The states of holiness that a person can find in church are God’s very dwelling place in a person’s soul. As we mature spiritually, we sometimes let go of some of the things we learned in childhood. But our spiritual maturity is a very gradual process and we need to respect the forms of worship that others know. Something that appears quite evident to us may conflict with the beliefs that others have grown up with. And special sensitivity needs to be observed when we discuss faith issues with others. We want to preserve the faith others know, as we respectfully state our truth. Gandhi once said, “Whenever you have truth, it must be given with love, or the message and the messenger will be rejected.” Swedenborg comments on this,
The Lord by no means wishes to destroy suddenly, and still less in a moment, the worship implanted in any one from infancy; for this would be to tear up the root, and so to destroy the holiness of adoration and worship, which is deeply implanted and which the Lord never breaks, but bends. The holiness of worship, rooted from infancy, has this nature, that it does not bear violence, but a gentle and kindly bending (AC 1992).
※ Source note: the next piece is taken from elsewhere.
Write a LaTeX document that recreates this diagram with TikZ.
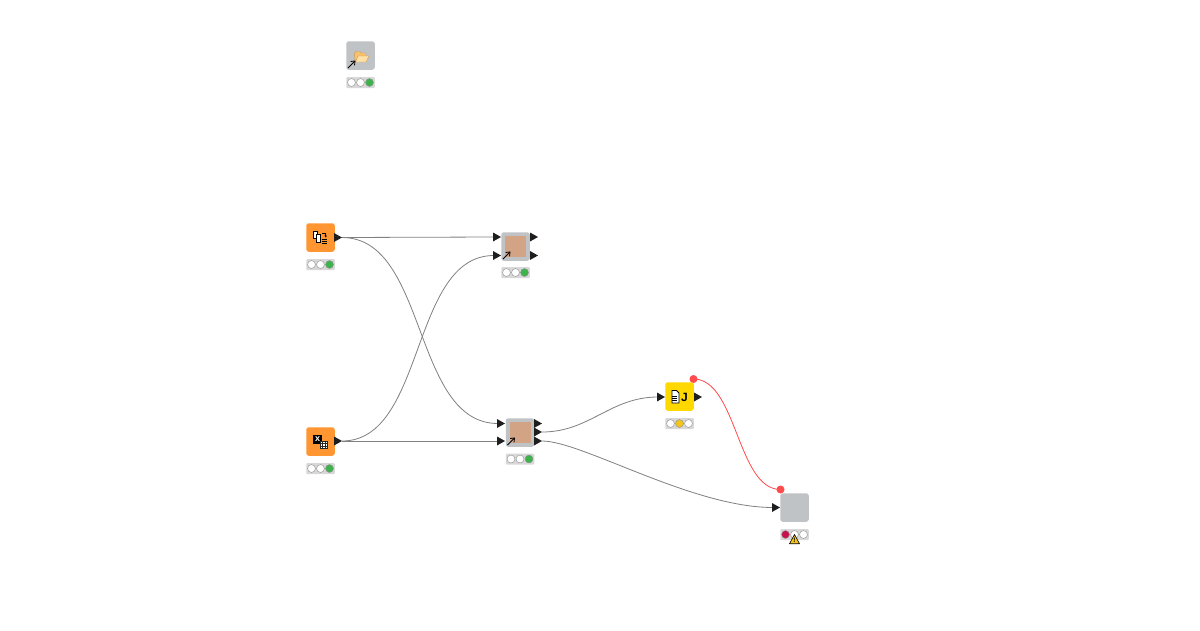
\documentclass[tikz,border=0pt]{standalone}
\usepackage{fontspec}
\setmainfont{Liberation Sans}
\usetikzlibrary{arrows.meta}
\definecolor{kgrey}{HTML}{C0C3C6}
\definecolor{korange}{HTML}{FF9632}
\definecolor{kmeta}{HTML}{D2A384}
\definecolor{kyellow}{HTML}{FFD800}
\definecolor{kgreen}{HTML}{3CB44B}
\definecolor{kamber}{HTML}{F5C518}
\definecolor{kred}{HTML}{C8104F}
\definecolor{kwire}{HTML}{808080}
\definecolor{kflow}{HTML}{FF4B4B}
\definecolor{kbar}{HTML}{D8D8D8}
\definecolor{kdark}{HTML}{1E1E1E}
\definecolor{kfolder}{HTML}{FFE0A8}
\definecolor{kfolderback}{HTML}{F8C070}
\definecolor{kfolderedge}{HTML}{D09A48}
\tikzset{
  x=1pt,y=-1pt,
  kbox/.style={minimum size=28.5pt,rounded corners=2.5pt,inner sep=0,outer sep=0,fill=#1},
  kbarstyle/.style={minimum width=28.5pt,minimum height=11pt,rounded corners=1pt,inner sep=0,fill=kbar},
  kinner/.style={minimum size=21pt,inner sep=0,fill=kmeta},
  klamp/.style={circle,draw=black!45,line width=.4pt,fill=#1,minimum size=7.9pt,inner sep=0},
  kwirestyle/.style={draw=kwire,line width=.8pt},
  kflowstyle/.style={draw=kflow,line width=.8pt},
  kdot/.style={circle,fill=kflow,minimum size=8pt,inner sep=0},
  klink/.style={-{Straight Barb[length=3.5pt,width=5.5pt]},line width=.8pt,black},
}
% name, x of left edge of triangle, y centre
\newcommand{\kport}[3]{\coordinate (#1) at (#2,#3);
  \fill[kdark] (#2,#3-4.5) -- (#2+8,#3) -- (#2,#3+4.5) -- cycle;}
% name, x centre, y of bar centre, colours of three lamps
\newcommand{\klights}[6]{%
  \node[kbarstyle] (#1) at (#2,#3) {};
  \node[klamp=#4] (#1a) at (#2-9,#3) {};
  \node[klamp=#5] (#1b) at (#2,#3) {};
  \node[klamp=#6] (#1c) at (#2+9,#3) {};}
\begin{document}
\begin{tikzpicture}
\useasboundingbox (0,0) rectangle (1200,630);
\fill[white] (0,0) rectangle (1200,630);

% wires
\coordinate (dotJ) at (693.5,379);
\coordinate (dotE) at (780.5,489.5);
\coordinate (csvT) at (342,237.5);
\coordinate (xlsT) at (342,441);
\coordinate (mAi) at (494,237);
\coordinate (mAj) at (494,255.5);
\coordinate (mBi) at (498,423.5);
\coordinate (mBj) at (498,441);
\coordinate (mBo) at (542,432);
\coordinate (mBp) at (542,441);
\coordinate (jIn) at (658,397);
\coordinate (eIn) at (773,507.5);

\draw[kwirestyle] (csvT) -- (mAi);
\draw[kwirestyle] (xlsT) -- (mBj);
\draw[kwirestyle] (csvT) .. controls (428,237.5) and (412,423.5) .. (mBi);
\draw[kwirestyle] (xlsT) .. controls (426,441) and (410,255.5) .. (mAj);
\draw[kwirestyle] (mBo) .. controls (590,432) and (610,397) .. (jIn);
\draw[kwirestyle] (mBp) .. controls (582,441) and (692,507.5) .. (eIn);
\draw[kflowstyle] (dotJ) .. controls (737,379) and (737,489.5) .. (dotE);

% folder node
\node[kbox=kgrey] (reader) at (360.5,55.5) {};
\fill[kfolderback,draw=kfolderedge,line width=.4pt]
  (355,62) -- (354.5,53) -- (356,51.5) -- (360,51.5) -- (361,53) -- (366,53) -- (366,57) -- cycle;
\fill[kfolder,draw=kfolderedge,line width=.4pt]
  (355.5,62) -- (358,56) -- (369,56) -- (366,62) -- cycle;
\draw[klink] (348,68) -- (355.5,60.5);
\klights{readerL}{360.5}{82.5}{white}{white}{kgreen}

% csv-like node
\node[kbox=korange] (csv) at (320.5,237.5) {};
\fill[white,draw=black,line width=.9pt] (313.7,231.3) rectangle (317.7,238.7);
\fill[white,draw=black,line width=.9pt] (316.2,234.2) rectangle (320.5,242);
\draw[black,line width=.7pt,-{Stealth[length=2pt,width=2.5pt]}] (322.3,233) -- (325.7,233) -- (325.7,237.5);
\draw[black,line width=.7pt] (321.7,238.9) -- (327.3,238.9) (321.7,240.9) -- (327.3,240.9) (321.7,242.9) -- (327.3,242.9);
\kport{csvP}{334}{237.5}
\klights{csvL}{320.5}{264.5}{white}{white}{kgreen}

% excel-like node
\node[kbox=korange] (xls) at (320.5,441.5) {};
\node[fill=black,minimum size=8.6pt,inner sep=0,text=white,font=\bfseries\fontsize{9}{9}\selectfont] (xlsIcon) at (317.7,439.2) {x};
\fill[white,draw=black!85,line width=.5pt] (320,441.5) rectangle (327.5,448);
\draw[black!85,line width=.5pt] (322.5,441.5) -- (322.5,448) (325,441.5) -- (325,448) (320,443.7) -- (327.5,443.7) (320,445.9) -- (327.5,445.9);
\kport{xlsP}{334}{441}
\klights{xlsL}{320.5}{468.5}{white}{white}{kgreen}

% upper component
\node[kbox=kgrey] (compA) at (515.5,246.5) {};
\node[kinner] (compAin) at (515.5,246.5) {};
\draw[klink] (503,259) -- (510.5,251.5);
\kport{compAp}{493}{237}
\kport{compAq}{493}{255.5}
\kport{compAr}{530}{237}
\kport{compAs}{530}{255.5}
\klights{compAL}{515.5}{272.5}{white}{white}{kgreen}

% lower component
\node[kbox=kgrey] (compB) at (520,432.5) {};
\node[kinner] (compBin) at (520,432.5) {};
\draw[klink] (507.5,445) -- (515,437.5);
\kport{compBp}{497}{423.5}
\kport{compBq}{497}{441}
\kport{compBr}{534}{423.5}
\kport{compBs}{534}{432}
\kport{compBt}{534}{441}
\klights{compBL}{520}{459}{white}{white}{kgreen}

% java node
\node[kbox=kyellow] (java) at (679.5,396.5) {};
\fill[white,draw=black,line width=.9pt] (672,390.5) -- (676.5,390.5) -- (679,393) -- (679,403) -- (672,403) -- cycle;
\draw[black,line width=.8pt] (672,396) -- (676.8,396) (672,398) -- (676.8,398) (672,400) -- (676.8,400);
\node[font=\bfseries\fontsize{12}{12}\selectfont,inner sep=0] (javaJ) at (684.4,397) {J};
\kport{javaP}{657}{397}
\kport{javaQ}{694}{397}
\klights{javaL}{679.5}{423.5}{white}{kamber}{white}
\node[kdot] (dotJn) at (dotJ) {};

% end node
\node[kbox=kgrey] (final) at (794.5,507.5) {};
\kport{finalP}{772}{507.5}
\klights{finalL}{794.5}{534.5}{kred}{white}{white}
\node[kdot] (dotEn) at (dotE) {};
\fill[kamber,draw=black,line width=.6pt,line join=round] (794.5,534.5) -- (799.5,543.7) -- (789.5,543.7) -- cycle;
\node[font=\bfseries\fontsize{6.5}{6.5}\selectfont,inner sep=0] (warn) at (794.5,540) {!};
\end{tikzpicture}
\end{document}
I try to be respectful when discussing my beliefs with others. But it’s not always easy. I can be very convinced of my own truths, and there is a side of me that has a delight in argument. I recall with dismay one of our Spiritual Discussion nights. One of the people there that night mentioned the devil. At once, another member of the group said, “Swedenborg doesn’t believe in the devil.” Then the Garden of Eden came up, and the serpent, and the long and short of it was that this person’s childhood beliefs were attacked in one night. I regret that incident. That isn’t a Christian attitude to take with regard to the beliefs of others. However, I must add that usually our discussions are delightful and characterized by mutual respect.
The worship in a church building, as I have said above, is for spiritual refreshment and the expression of love. The way a person lives outside the church building will determine what a person brings into a church building. Living a loving life makes all that a person does holy.
A person is in worship continually when he is in love and caring; external worship is only the effect. The angels are in such worship; with them, therefore, there is a perpetual Sabbath (AC 1618).
If a person is open to it, church can give us joys and delights that we just can’t find elsewhere. And we can carry that joy into all aspects of our life.
We may find a great benefit in going to church. The formal things of worship may excite the internals of our souls and we may feel spiritual refreshed when we return home Sunday morning. Church may keep our external person in line with the loves and truths of our internal person. But going to church is not the essential thing in our spiritual life. The essential thing is what lies in our hearts. The essential thing is how we relate with our neighbor and how we relate with God. Is our life characterized with love and care?
But we need to realize, too, that others who don’t go to church may have an inner love for God and their neighbor also. We don’t want to make the externals of worship the main thing. So we are left in that ambiguous position of affirming church for ourselves, but not making it the main thing of worship.